Workplace culture requires compliance to the established values, concepts and systems (Hughes & Beatty, 2005). The Boeing’s workforce is organized and coordinated on the ground of the Boeing Leadership Model (Sterling, 2007). This model is a value that holds leaders accountable for their performance and determines efficiency of the concept “Leaders Teaching Leaders” (Sterling, 2007). The concept offers greater incentives across all the departments to encourage collaborative work within technical teams (Hughes & Betty, 2005). Albaugh possessed attributes of the business leader, technical coordinator and commands of the Boeing Leadership Center (BLC) (Daft & Lane, 2008; Sterling, 2007). As a CEO, he offered core leadership development and functional excellence programs that were constantly reviewed and updated (Sterling, 2007). As a system, BLC enables its subordinates to create kitting strategies and project work transfers (Daft & Lane, 2008).
Therefore, James F. Albaugh took personal ownership of the leadership attributes, although his managerial activities depended on the workplace environment (Daft & Lane, 2008; Hughes & Betty, 2005). However, Albaugh’s main task was to bring together members and suppliers of the Boeing’s aircraft projects and embrace Boeing’s strategic decision (Sterling, 2007).

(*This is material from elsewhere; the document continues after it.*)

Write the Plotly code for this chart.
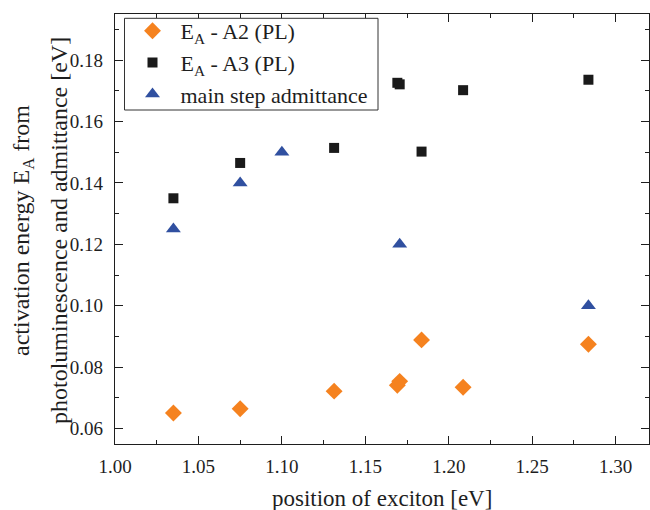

His engineering and managerial skills helped him cultivate knowledge more effectively and share it on the group level, in order to convert ideas into the marketable products (Daft & Lane, 2008). Albaugh’s innovative approach to the design of the product and its implementation helped him to gain awards, owing to his technical and business knowledge (Drexel University, 2012). Regardless the fact, that Albaugh finished serving as an Executive Vice President of the Boeing Company in 2012, his extensive experience in manufacturing and development of the innovative design, helped him to make a prominent mark in the company’s success and achievements (Bloomberg Businessweek, 2012).